Les pistes évoquées. La police de Moscou a annoncé offrir une prime de trois millions de roubles, soit 45.000 euros, pour toute information concernant le ou les meurtriers. De leurs côtés, les autorités ont annoncé étudier toutes les pistes : le crime politique, la piste islamiste, ou encore celle d'un assassinat lié au conflit ukrainien.
Un crime politique ? C'est ce qu'ont évoqué de nombreuses pancartes brandies par des dizaines de milliers de Russes, rassemblés à Moscou en hommage à l'opposant. "Il est mort pour l'avenir de la Russie", "Il s'est battu pour une Russie libre", pouvait-on lire sur les panneaux des manifestants. L'ancienne dissidente et opposante au Kremlin Lioudmila Alexeeva a résumé le sentiment de ceux qui soutenaient Boris Nemtsov dans sa lutte contre les autorités : "C'est un épouvantable assassinat politique". Dans une interview accordée début février au site internet Sobessedniki.ru, l'opposant avouait d'ailleurs craindre "un peu" pour sa vie en raison de ses prises de position contre Vladimir Poutine.
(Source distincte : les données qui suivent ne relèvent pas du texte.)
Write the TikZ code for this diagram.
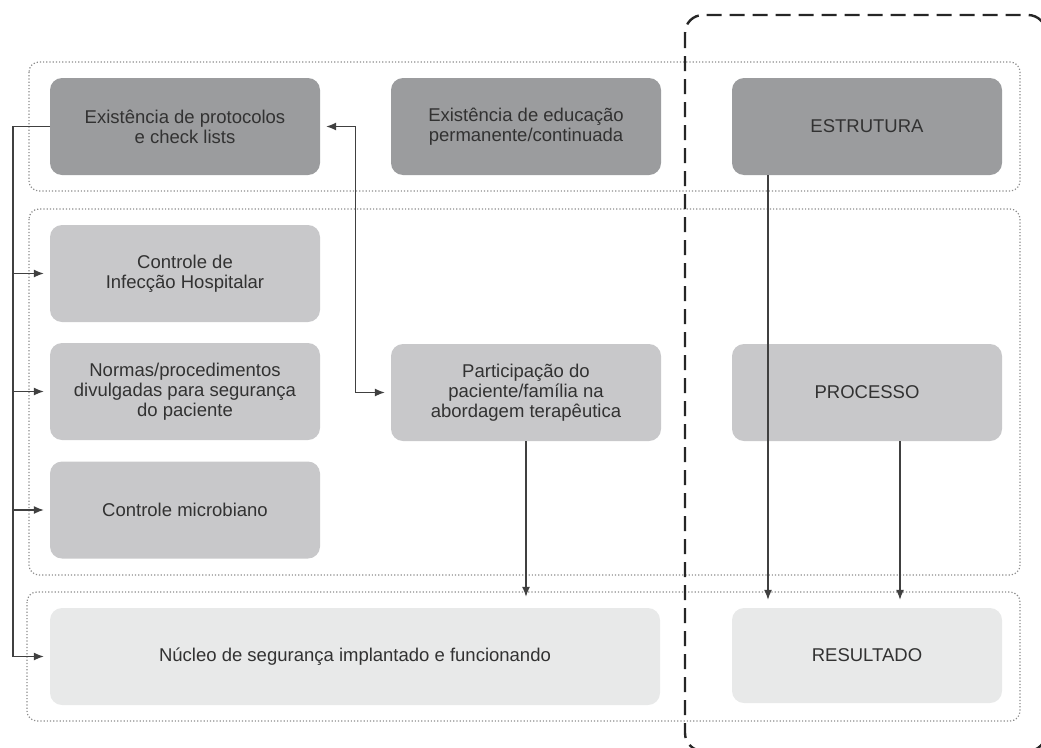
\documentclass[tikz,border=0pt]{standalone}
\usepackage{fontspec}
\setmainfont{Liberation Sans}
\usetikzlibrary{arrows.meta}
\definecolor{boxdark}{RGB}{155,156,158}
\definecolor{boxmid}{RGB}{200,200,202}
\definecolor{boxlight}{RGB}{232,233,233}
\definecolor{inkgray}{RGB}{50,50,50}
\tikzset{
	box/.style={rounded corners=12pt, minimum width=270pt, minimum height=97pt, inner sep=0pt, align=center, text=inkgray, font=\fontsize{18.5}{20}\selectfont},
	band/.style={draw=black!45, dotted, line width=1.2pt, rounded corners=10pt},
	wire/.style={draw=black!75, line width=1.3pt},
	tip/.style={-{Latex[length=10pt,width=8pt]}},
	frame/.style={draw=black!85, line width=2.4pt, dash pattern=on 15pt off 8pt, rounded corners=18pt}
}

\begin{document}
\begin{tikzpicture}[x=1pt, y=-1pt]
		%%%%% START %%%%%
		
		\useasboundingbox (0, 0) rectangle (1041, 747);
		\clip (0, 0) rectangle (1041, 747);
		
		\draw[band] (29, 62) rectangle (1020, 191);
		\draw[band] (29, 209) rectangle (1020, 575);
		\draw[band] (27, 592) rectangle (1020, 721);
		
		\node[box, fill=boxdark] (prot) at (185, 126.5) {Existência de protocolos\\ e check lists};
		\node[box, fill=boxdark] (educ) at (526, 126.5) {Existência de educação\\ permanente/continuada};
		\node[box, fill=boxdark] (estr) at (867, 126.5) {ESTRUTURA};
		
		\node[box, fill=boxmid] (infec) at (185, 273.5) {Controle de\\ Infecção Hospitalar};
		\node[box, fill=boxmid] (normas) at (185, 391.5) {Normas/procedimentos\\ divulgadas para segurança\\ do paciente};
		\node[box, fill=boxmid] (micro) at (185, 510) {Controle microbiano};
		\node[box, fill=boxmid] (partic) at (526, 392.5) {Participação do\\ paciente/família na\\ abordagem terapêutica};
		\node[box, fill=boxmid] (proc) at (867, 392.5) {PROCESSO};
		
		\node[box, fill=boxlight, minimum width=610pt] (nucleo) at (355, 656.5) {Núcleo de segurança implantado e funcionando};
		\node[box, fill=boxlight, minimum height=95pt] (result) at (867, 655.5) {RESULTADO};
		
		\coordinate (bus) at (13, 0);
		\draw[wire, tip] (prot.west) -- (prot.west -| bus) |- ([xshift=-6pt]nucleo.west);
		\foreach \n in {infec, normas, micro}
			\draw[wire, tip] (bus |- \n.west) -- ([xshift=-6pt]\n.west);
		
		\draw[wire, {Latex[length=10pt,width=8pt]}-{Latex[length=10pt,width=8pt]}] ([xshift=6pt]prot.east) -- ++(29, 0) |- ([xshift=-6pt]partic.west);
		\draw[wire, tip] (partic.south) -- ([yshift=11pt]partic.south |- nucleo.north);
		
		\draw[wire, tip] ([xshift=-99pt]estr.south) -- ([xshift=-99pt, yshift=8pt]result.north);
		\draw[wire, tip] ([xshift=33pt]proc.south) -- ([xshift=33pt, yshift=8pt]result.north);
		
		\draw[frame] (685, 15) rectangle (1046, 751);
		
		%%%%% END %%%%%
	\end{tikzpicture}
\end{document}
Mais du côté des alliés du Kremlin, l'accent est avant tout mis sur l'aspect "provocateur" de cet assassinat et sur les risques de déstabilisation de la Russie. Les enquêteurs ont même avancé l'hypothèse d'un assassinat politique perpétré par l'opposition elle-même pour ternir l'image du Kremlin.
"Poutine a déclaré que cet assassinat brutal portait les marques d'un meurtre commandité et avait tout d'une provocation", a immédiatement indiqué son porte-parole. Un responsable du Parti communiste, Ivan Melnikov, a estimé qu'il s'agissait d'une "provocation destinée à relancer l'hystérie antirusse à l'étranger".
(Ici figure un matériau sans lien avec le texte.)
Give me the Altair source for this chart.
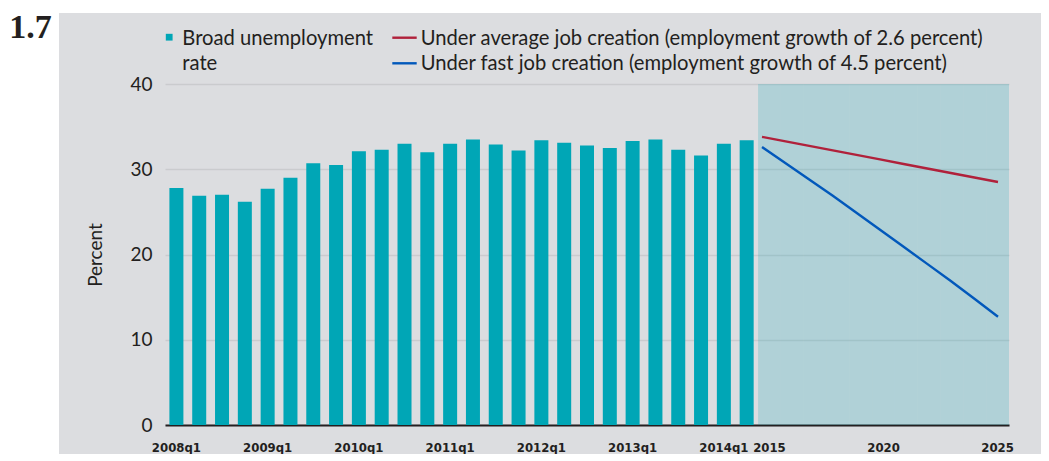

La piste ukrainienne. Fervent opposant au Kremlin, Boris Nemtsov était aussi très engagé contre le conflit en Ukraine. Quelques heures avant d'être assassiné, Boris Nemtsov avait appelé, sur les ondes de la radio Echo de Moscou, à manifester dimanche dans la capitale contre "l'agression de Vladimir Poutine" en Ukraine.
Boris Nemtsov était par ailleurs en train de préparer un rapport détaillé sur la présence de soldats russes dans l'est de l'Ukraine, alors que Moscou dément toute implication de ses troupes auprès des rebelles séparatistes. Boris Nemtsov "était un pont entre l'Ukraine et la Russie, et ce pont a été détruit par les coups de feu d'un assassin. Je pense que ce n'est pas par hasard", a réagi le président ukrainien Petro Porochenko.
Les pistes islamiste ou d'extrême-droite. Les autorités ont assuré étudier la piste islamiste, Boris Nemtsov ayant reçu des menaces à la suite de son soutien au journal satirique français Charlie Hebdo. Des sources policières anonymes citées par les agences de presse russes ont par ailleurs évoqué une éventuelle piste d'ultra-nationalistes d'extrême droite, sans autre forme de précision.
Aucune revendication n'a été formulée. Mikhaïl Gorbatchev, ancien président de l'Union soviétique, a mis en garde contre les conclusions hâtives. "Certaines forces vont tenter de tirer profit de ce meurtre. Elles se demandent comment se débarrasser de Poutine", a-t-il souligné. Avant d'exprimer la crainte que les assassins ne soient pas retrouvés: "Il faut trouver les tueurs, mais dans ce genre de crime (...) il est parfois difficile de les trouver".